Russian politician (1960–2025)

Mikhail Mikhailovich Prusak (Михаил Михайлович Прусак; 23 February 1960 – 26 August 2025) was a Russian politician who was the governor of Novgorod Oblast, from 1991 to 2007.

== Life and career ==
Born and raised in Western Ukraine, in 1979 he graduated from the Kolomyia Pedagogical School. Then he worked for a year as a teacher of an extended day group in a rural school in Halych District. After graduating from the Higher Komsomol School he worked as the second and (since May 1987) the first secretary of Kholmsky District branch of Komsomol. From 1988 to 1991 he headed a sovkhoz.

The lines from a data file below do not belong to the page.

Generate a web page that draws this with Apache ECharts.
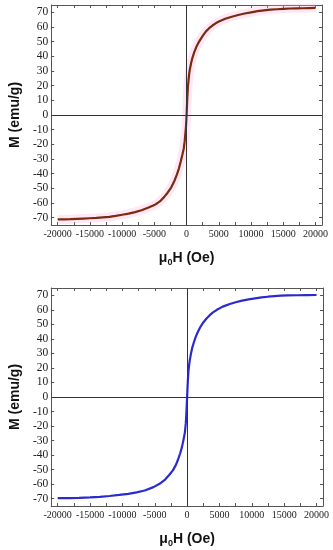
<!DOCTYPE html>
<html><head><meta charset="utf-8">
<script src="https://cdn.jsdelivr.net/npm/echarts@6/dist/echarts.min.js"></script>
<style>html,body{margin:0;padding:0;background:#fff}#c{width:333px;height:550px}</style>
</head><body><div id="c"></div>
<script>
// Sample 1 (top panel): applied field (Oe) and magnetization (emu/g)
var H1 = [-20000, -19000, -18000, -17000, -16000, -15000, -14000, -13000, -12000, -11000, -10000, -9000, -8000, -7000, -6000, -5000, -4500, -4000, -3500, -2950, -2400, -1900, -1500, -1200, -900, -650, -450, -300, -200, -100, 0,
          100, 200, 300, 400, 500, 700, 900, 1200, 1500, 1800, 2100, 2500, 3000, 3500, 4000, 4500, 5000, 6000, 7000, 8000, 9000, 10000, 11000, 12000, 13000, 14000, 15000, 16000, 17000, 18000, 19000, 20000];
var M1 = [-71.2, -71.1, -71, -70.8, -70.6, -70.4, -70.2, -69.8, -69.4, -68.8, -68, -67.2, -66.2, -64.9, -63.3, -61.4, -60, -58.3, -56, -53, -49.5, -45, -40.5, -36.5, -31.5, -27, -23, -18, -13, -8, 0,
          11, 19, 24, 28, 31, 35.5, 39, 43, 46.3, 49, 51.2, 54, 57, 59.2, 61, 62.5, 63.7, 65.6, 67, 68.2, 69.2, 70, 70.8, 71.3, 71.8, 72.1, 72.4, 72.6, 72.7, 72.8, 72.9, 73];
// Sample 2 (bottom panel)
var H2 = [-20000, -18300, -16700, -15000, -13500, -12000, -10500, -9090, -7800, -6550, -5200, -4260, -3400, -2740, -2200, -1730, -1400, -1070, -800, -560, -350, -200, -100, 0,
          100, 200, 300, 400, 600, 800, 1000, 1300, 1600, 2000, 2500, 3000, 3500, 4000, 4600, 5500, 6600, 7500, 8500, 9500, 10500, 11500, 12500, 13500, 14500, 15500, 17000, 18500, 20000];
var M2 = [-69.6, -69.6, -69.4, -69.1, -68.7, -68.1, -67.4, -66.6, -65.6, -64.3, -62, -59.7, -56.8, -53.5, -50.5, -46.7, -43, -38.7, -34.5, -29.5, -24.5, -18, -10, 0,
          10, 17.5, 21.5, 25, 30, 34, 37, 41, 44.2, 47.8, 51.3, 54, 56.3, 58.2, 60, 62.2, 64, 65.2, 66.3, 67.2, 67.9, 68.5, 69, 69.4, 69.7, 69.9, 70, 70.1, 70.2];
// Tick labels
var xLabels = [-20000, -15000, -10000, -5000, 0, 5000, 10000, 15000, 20000];
var xTicks = [-20000, -17500, -15000, -12500, -10000, -7500, -5000, -2500, 0, 2500, 5000, 7500, 10000, 12500, 15000, 17500, 20000];
var yLabels = [-70, -60, -50, -40, -30, -20, -10, 0, 10, 20, 30, 40, 50, 60, 70];

function pairs(h, m) { return h.map(function (v, i) { return [v, m[i]]; }); }

var frame = '#555';
var serif = '"Liberation Serif","DejaVu Serif",serif';
var sans = '"Liberation Sans",Arial,sans-serif';

function xAx(grid, pos, main) {
  return {
    type: 'value', gridIndex: grid, position: pos, min: -21000, max: 21000,
    axisLine: { show: true, onZero: false, lineStyle: { color: frame, width: 1 } },
    axisTick: { show: true, inside: true, length: 3, customValues: xTicks, lineStyle: { color: frame } },
    axisLabel: { show: main, customValues: xLabels, margin: 4, fontFamily: serif, fontSize: 10, color: '#222',
      formatter: function (v) { return String(v); } },
    splitLine: { show: false },
    name: main ? '{a|μ}{s|0}{a|H (Oe)}' : '', nameLocation: 'middle', nameGap: 25,
    nameTextStyle: { rich: { a: { fontFamily: sans, fontWeight: 'bold', fontSize: 14, color: '#111' }, s: { fontFamily: sans, fontWeight: 'bold', fontSize: 9, color: '#111', verticalAlign: 'bottom', padding: [8, 0, 0, 0] } } }
  };
}
function yAx(grid, pos, main) {
  return {
    type: 'value', gridIndex: grid, position: pos, min: -75, max: 75,
    axisLine: { show: true, onZero: false, lineStyle: { color: frame, width: 1 } },
    axisTick: { show: true, inside: true, length: 3, customValues: yLabels, lineStyle: { color: frame } },
    axisLabel: { show: main, customValues: yLabels, margin: 3, fontFamily: serif, fontSize: 11.5, color: '#222' },
    splitLine: { show: false },
    name: main ? 'M (emu/g)' : '', nameLocation: 'middle', nameGap: 29,
    nameTextStyle: { fontFamily: sans, fontWeight: 'bold', fontSize: 14, color: '#111' }
  };
}
var zeroLines = {
  silent: true, symbol: 'none', label: { show: false },
  lineStyle: { color: '#333', width: 1, type: 'solid' },
  data: [{ xAxis: 0 }, { yAxis: 0 }]
};

var chart = echarts.init(document.getElementById('c'), null, { renderer: 'canvas' });
chart.setOption({
  animation: false,
  grid: [
    { left: 47, right: 11, top: 5, height: 220 },
    { left: 44, right: 10, top: 288, height: 218 }
  ],
  xAxis: [xAx(0, 'bottom', true), xAx(0, 'top', false), xAx(1, 'bottom', true), xAx(1, 'top', false)],
  yAxis: [yAx(0, 'left', true), yAx(0, 'right', false), yAx(1, 'left', true), yAx(1, 'right', false)],
  series: [
    { type: 'line', xAxisIndex: 0, yAxisIndex: 0, data: pairs(H1, M1), showSymbol: false,
      lineStyle: { color: 'rgba(255,175,220,0.3)', width: 9 }, z: 1, markLine: zeroLines },
    { type: 'line', xAxisIndex: 0, yAxisIndex: 0, data: pairs(H1, M1), showSymbol: false,
      lineStyle: { color: '#7a2a12', width: 2.2 }, z: 3 },
    { type: 'line', xAxisIndex: 2, yAxisIndex: 2, data: pairs(H2, M2), showSymbol: false,
      lineStyle: { color: '#2a2ad0', width: 2.2 }, z: 3, markLine: zeroLines }
  ]
});
</script></body></html>
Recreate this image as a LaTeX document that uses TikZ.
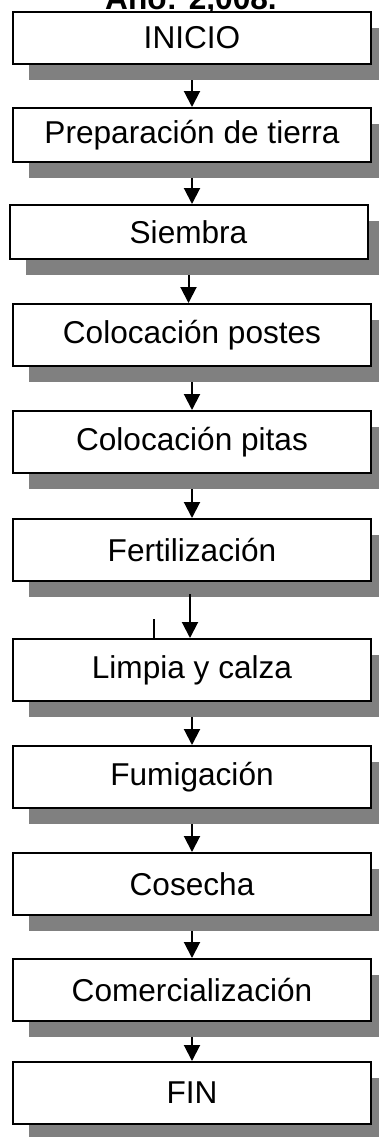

He was a deputy of the 12th Supreme Soviet of the USSR and a member of the committee on self-government. Prusak was a member of the Inter-regional Deputies Group. He supported Boris Yeltsin's candidacy in the 1991 Russian presidential election. On 24 October 1991, Prusak was appointed head of Novgorod Oblast administration. In 1994, the regional law "On tax benefits for enterprises and organizations located in the region" was adopted, which allowed Prusak to attract more than $1.5 billion of foreign investments to Novgorod Oblast. In December 1995, he was elected as governor, gaining 56.17% of the vote. His re-election campaigns of 1999 and 2003 were seemed as "dominant", since there were not strong opposition. In December 1993 he was elected to the first Federation Council of Russia. After its reform in January 1996, Prusak continued his membership as governor. He was the chairman of the Federation Council's Committee on International Affairs. In 2001 he appointed Gennady Burbulis as member of the Council from the executive branch. In September 2001, Prusak became chairman of the Democratic Party of Russia, but after a year and a half he was expelled for "refusing to run the party."

On 3 August 2007 he resigned, and Sergey Mitin was appointed the governor. Month before Prusak was criticized by the presidential envoy to the Northwestern Federal District Ilya Klebanov, who stated that "the leaders of the criminal community have infiltrated all spheres of life in the region, including the government."

On 26 August 2025, it was announced that Prusak had died at the age of 65.